» **Exercise prompt**
Print all of the data exactly as written.

═════ Data segment

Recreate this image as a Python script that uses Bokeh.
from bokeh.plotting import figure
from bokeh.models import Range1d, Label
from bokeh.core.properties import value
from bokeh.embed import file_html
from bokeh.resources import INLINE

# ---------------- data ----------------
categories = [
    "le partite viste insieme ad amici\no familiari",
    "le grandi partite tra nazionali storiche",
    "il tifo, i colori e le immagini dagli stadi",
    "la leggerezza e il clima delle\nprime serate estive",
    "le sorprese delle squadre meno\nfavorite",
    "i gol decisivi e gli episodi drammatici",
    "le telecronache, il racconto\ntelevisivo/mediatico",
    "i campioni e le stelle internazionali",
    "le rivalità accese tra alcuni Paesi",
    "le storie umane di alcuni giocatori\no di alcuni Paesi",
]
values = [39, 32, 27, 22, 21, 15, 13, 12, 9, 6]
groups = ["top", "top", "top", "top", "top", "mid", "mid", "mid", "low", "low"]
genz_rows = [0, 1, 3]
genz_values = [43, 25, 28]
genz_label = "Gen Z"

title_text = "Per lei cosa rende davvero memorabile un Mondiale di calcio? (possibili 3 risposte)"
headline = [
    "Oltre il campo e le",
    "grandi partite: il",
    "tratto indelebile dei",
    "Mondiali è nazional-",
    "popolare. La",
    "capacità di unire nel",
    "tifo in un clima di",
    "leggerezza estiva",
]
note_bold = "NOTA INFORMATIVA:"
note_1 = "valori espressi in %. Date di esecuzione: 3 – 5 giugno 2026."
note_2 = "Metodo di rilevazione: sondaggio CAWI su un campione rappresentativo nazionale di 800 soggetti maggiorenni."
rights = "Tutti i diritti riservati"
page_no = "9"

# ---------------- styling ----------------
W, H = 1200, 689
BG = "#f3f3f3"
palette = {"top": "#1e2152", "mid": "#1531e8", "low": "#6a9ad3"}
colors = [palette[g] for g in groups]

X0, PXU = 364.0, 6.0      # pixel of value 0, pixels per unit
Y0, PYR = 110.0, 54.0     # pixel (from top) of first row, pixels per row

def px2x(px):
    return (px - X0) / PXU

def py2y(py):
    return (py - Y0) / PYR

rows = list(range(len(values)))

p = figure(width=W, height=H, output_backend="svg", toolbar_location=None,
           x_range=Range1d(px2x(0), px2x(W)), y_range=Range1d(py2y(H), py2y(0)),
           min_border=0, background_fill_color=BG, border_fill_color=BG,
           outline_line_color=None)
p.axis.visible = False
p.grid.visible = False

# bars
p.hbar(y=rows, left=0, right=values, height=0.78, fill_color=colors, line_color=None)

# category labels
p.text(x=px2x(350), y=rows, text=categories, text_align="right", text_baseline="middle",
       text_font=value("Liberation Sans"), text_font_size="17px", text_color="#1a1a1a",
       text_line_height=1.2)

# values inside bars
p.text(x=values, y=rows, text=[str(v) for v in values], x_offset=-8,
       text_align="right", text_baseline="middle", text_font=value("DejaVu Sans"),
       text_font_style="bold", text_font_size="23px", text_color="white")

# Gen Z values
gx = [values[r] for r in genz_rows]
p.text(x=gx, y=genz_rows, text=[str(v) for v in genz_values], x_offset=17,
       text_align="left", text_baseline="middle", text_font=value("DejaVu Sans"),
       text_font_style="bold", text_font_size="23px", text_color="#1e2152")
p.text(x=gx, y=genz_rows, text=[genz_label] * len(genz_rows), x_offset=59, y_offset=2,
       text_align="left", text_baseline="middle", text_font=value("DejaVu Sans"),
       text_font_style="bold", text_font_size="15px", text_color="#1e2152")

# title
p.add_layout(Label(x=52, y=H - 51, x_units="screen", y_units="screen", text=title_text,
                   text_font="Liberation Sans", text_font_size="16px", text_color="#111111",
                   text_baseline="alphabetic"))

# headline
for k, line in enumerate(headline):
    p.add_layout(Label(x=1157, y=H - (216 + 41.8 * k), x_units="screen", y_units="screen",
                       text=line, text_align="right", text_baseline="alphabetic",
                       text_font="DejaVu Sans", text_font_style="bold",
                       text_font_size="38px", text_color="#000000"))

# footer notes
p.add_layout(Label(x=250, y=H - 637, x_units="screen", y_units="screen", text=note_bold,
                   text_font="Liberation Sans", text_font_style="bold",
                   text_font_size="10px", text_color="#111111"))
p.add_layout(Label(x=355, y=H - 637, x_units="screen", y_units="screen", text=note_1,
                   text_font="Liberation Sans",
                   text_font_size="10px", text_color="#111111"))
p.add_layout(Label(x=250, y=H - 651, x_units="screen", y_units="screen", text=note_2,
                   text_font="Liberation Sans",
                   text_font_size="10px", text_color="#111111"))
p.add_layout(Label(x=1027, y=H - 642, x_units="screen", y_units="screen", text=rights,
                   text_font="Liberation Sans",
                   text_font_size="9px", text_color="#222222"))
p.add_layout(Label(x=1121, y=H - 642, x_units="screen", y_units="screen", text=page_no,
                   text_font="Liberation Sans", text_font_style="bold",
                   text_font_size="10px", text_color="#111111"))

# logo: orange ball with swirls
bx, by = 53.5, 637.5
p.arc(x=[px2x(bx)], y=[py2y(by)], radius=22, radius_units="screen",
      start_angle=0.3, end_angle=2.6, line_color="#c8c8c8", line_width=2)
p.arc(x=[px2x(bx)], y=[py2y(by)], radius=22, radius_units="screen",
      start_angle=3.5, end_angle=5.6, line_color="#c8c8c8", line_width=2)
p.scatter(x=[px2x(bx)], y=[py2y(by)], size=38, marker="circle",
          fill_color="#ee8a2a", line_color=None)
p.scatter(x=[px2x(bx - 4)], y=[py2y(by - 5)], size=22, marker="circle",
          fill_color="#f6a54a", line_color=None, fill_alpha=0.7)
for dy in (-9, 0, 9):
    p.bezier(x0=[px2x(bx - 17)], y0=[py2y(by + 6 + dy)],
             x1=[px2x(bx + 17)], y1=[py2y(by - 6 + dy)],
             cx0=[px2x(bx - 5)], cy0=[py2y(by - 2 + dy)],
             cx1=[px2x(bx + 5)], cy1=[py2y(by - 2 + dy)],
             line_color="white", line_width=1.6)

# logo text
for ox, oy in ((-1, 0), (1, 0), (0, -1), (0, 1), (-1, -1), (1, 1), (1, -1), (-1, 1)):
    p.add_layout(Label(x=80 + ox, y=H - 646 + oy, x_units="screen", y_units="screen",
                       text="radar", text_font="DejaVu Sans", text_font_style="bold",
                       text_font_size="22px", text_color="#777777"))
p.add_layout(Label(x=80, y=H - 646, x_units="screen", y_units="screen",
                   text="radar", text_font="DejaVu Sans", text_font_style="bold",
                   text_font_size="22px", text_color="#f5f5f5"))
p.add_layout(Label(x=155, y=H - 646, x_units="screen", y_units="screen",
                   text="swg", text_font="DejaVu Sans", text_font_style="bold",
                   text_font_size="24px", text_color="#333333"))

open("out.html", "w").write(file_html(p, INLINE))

══════════

» **Result of the task**
Recreate this image as a Python script that uses Bokeh.
from bokeh.plotting import figure
from bokeh.models import Range1d, Label
from bokeh.core.properties import value
from bokeh.embed import file_html
from bokeh.resources import INLINE

# ---------------- data ----------------
categories = [
    "le partite viste insieme ad amici\no familiari",
    "le grandi partite tra nazionali storiche",
    "il tifo, i colori e le immagini dagli stadi",
    "la leggerezza e il clima delle\nprime serate estive",
    "le sorprese delle squadre meno\nfavorite",
    "i gol decisivi e gli episodi drammatici",
    "le telecronache, il racconto\ntelevisivo/mediatico",
    "i campioni e le stelle internazionali",
    "le rivalità accese tra alcuni Paesi",
    "le storie umane di alcuni giocatori\no di alcuni Paesi",
]
values = [39, 32, 27, 22, 21, 15, 13, 12, 9, 6]
groups = ["top", "top", "top", "top", "top", "mid", "mid", "mid", "low", "low"]
genz_rows = [0, 1, 3]
genz_values = [43, 25, 28]
genz_label = "Gen Z"

title_text = "Per lei cosa rende davvero memorabile un Mondiale di calcio? (possibili 3 risposte)"
headline = [
    "Oltre il campo e le",
    "grandi partite: il",
    "tratto indelebile dei",
    "Mondiali è nazional-",
    "popolare. La",
    "capacità di unire nel",
    "tifo in un clima di",
    "leggerezza estiva",
]
note_bold = "NOTA INFORMATIVA:"
note_1 = "valori espressi in %. Date di esecuzione: 3 – 5 giugno 2026."
note_2 = "Metodo di rilevazione: sondaggio CAWI su un campione rappresentativo nazionale di 800 soggetti maggiorenni."
rights = "Tutti i diritti riservati"
page_no = "9"

# ---------------- styling ----------------
W, H = 1200, 689
BG = "#f3f3f3"
palette = {"top": "#1e2152", "mid": "#1531e8", "low": "#6a9ad3"}
colors = [palette[g] for g in groups]

X0, PXU = 364.0, 6.0      # pixel of value 0, pixels per unit
Y0, PYR = 110.0, 54.0     # pixel (from top) of first row, pixels per row

def px2x(px):
    return (px - X0) / PXU

def py2y(py):
    return (py - Y0) / PYR

rows = list(range(len(values)))

p = figure(width=W, height=H, output_backend="svg", toolbar_location=None,
           x_range=Range1d(px2x(0), px2x(W)), y_range=Range1d(py2y(H), py2y(0)),
           min_border=0, background_fill_color=BG, border_fill_color=BG,
           outline_line_color=None)
p.axis.visible = False
p.grid.visible = False

# bars
p.hbar(y=rows, left=0, right=values, height=0.78, fill_color=colors, line_color=None)

# category labels
p.text(x=px2x(350), y=rows, text=categories, text_align="right", text_baseline="middle",
       text_font=value("Liberation Sans"), text_font_size="17px", text_color="#1a1a1a",
       text_line_height=1.2)

# values inside bars
p.text(x=values, y=rows, text=[str(v) for v in values], x_offset=-8,
       text_align="right", text_baseline="middle", text_font=value("DejaVu Sans"),
       text_font_style="bold", text_font_size="23px", text_color="white")

# Gen Z values
gx = [values[r] for r in genz_rows]
p.text(x=gx, y=genz_rows, text=[str(v) for v in genz_values], x_offset=17,
       text_align="left", text_baseline="middle", text_font=value("DejaVu Sans"),
       text_font_style="bold", text_font_size="23px", text_color="#1e2152")
p.text(x=gx, y=genz_rows, text=[genz_label] * len(genz_rows), x_offset=59, y_offset=2,
       text_align="left", text_baseline="middle", text_font=value("DejaVu Sans"),
       text_font_style="bold", text_font_size="15px", text_color="#1e2152")

# title
p.add_layout(Label(x=52, y=H - 51, x_units="screen", y_units="screen", text=title_text,
                   text_font="Liberation Sans", text_font_size="16px", text_color="#111111",
                   text_baseline="alphabetic"))

# headline
for k, line in enumerate(headline):
    p.add_layout(Label(x=1157, y=H - (216 + 41.8 * k), x_units="screen", y_units="screen",
                       text=line, text_align="right", text_baseline="alphabetic",
                       text_font="DejaVu Sans", text_font_style="bold",
                       text_font_size="38px", text_color="#000000"))

# footer notes
p.add_layout(Label(x=250, y=H - 637, x_units="screen", y_units="screen", text=note_bold,
                   text_font="Liberation Sans", text_font_style="bold",
                   text_font_size="10px", text_color="#111111"))
p.add_layout(Label(x=355, y=H - 637, x_units="screen", y_units="screen", text=note_1,
                   text_font="Liberation Sans",
                   text_font_size="10px", text_color="#111111"))
p.add_layout(Label(x=250, y=H - 651, x_units="screen", y_units="screen", text=note_2,
                   text_font="Liberation Sans",
                   text_font_size="10px", text_color="#111111"))
p.add_layout(Label(x=1027, y=H - 642, x_units="screen", y_units="screen", text=rights,
                   text_font="Liberation Sans",
                   text_font_size="9px", text_color="#222222"))
p.add_layout(Label(x=1121, y=H - 642, x_units="screen", y_units="screen", text=page_no,
                   text_font="Liberation Sans", text_font_style="bold",
                   text_font_size="10px", text_color="#111111"))

# logo: orange ball with swirls
bx, by = 53.5, 637.5
p.arc(x=[px2x(bx)], y=[py2y(by)], radius=22, radius_units="screen",
      start_angle=0.3, end_angle=2.6, line_color="#c8c8c8", line_width=2)
p.arc(x=[px2x(bx)], y=[py2y(by)], radius=22, radius_units="screen",
      start_angle=3.5, end_angle=5.6, line_color="#c8c8c8", line_width=2)
p.scatter(x=[px2x(bx)], y=[py2y(by)], size=38, marker="circle",
          fill_color="#ee8a2a", line_color=None)
p.scatter(x=[px2x(bx - 4)], y=[py2y(by - 5)], size=22, marker="circle",
          fill_color="#f6a54a", line_color=None, fill_alpha=0.7)
for dy in (-9, 0, 9):
    p.bezier(x0=[px2x(bx - 17)], y0=[py2y(by + 6 + dy)],
             x1=[px2x(bx + 17)], y1=[py2y(by - 6 + dy)],
             cx0=[px2x(bx - 5)], cy0=[py2y(by - 2 + dy)],
             cx1=[px2x(bx + 5)], cy1=[py2y(by - 2 + dy)],
             line_color="white", line_width=1.6)

# logo text
for ox, oy in ((-1, 0), (1, 0), (0, -1), (0, 1), (-1, -1), (1, 1), (1, -1), (-1, 1)):
    p.add_layout(Label(x=80 + ox, y=H - 646 + oy, x_units="screen", y_units="screen",
                       text="radar", text_font="DejaVu Sans", text_font_style="bold",
                       text_font_size="22px", text_color="#777777"))
p.add_layout(Label(x=80, y=H - 646, x_units="screen", y_units="screen",
                   text="radar", text_font="DejaVu Sans", text_font_style="bold",
                   text_font_size="22px", text_color="#f5f5f5"))
p.add_layout(Label(x=155, y=H - 646, x_units="screen", y_units="screen",
                   text="swg", text_font="DejaVu Sans", text_font_style="bold",
                   text_font_size="24px", text_color="#333333"))

open("out.html", "w").write(file_html(p, INLINE))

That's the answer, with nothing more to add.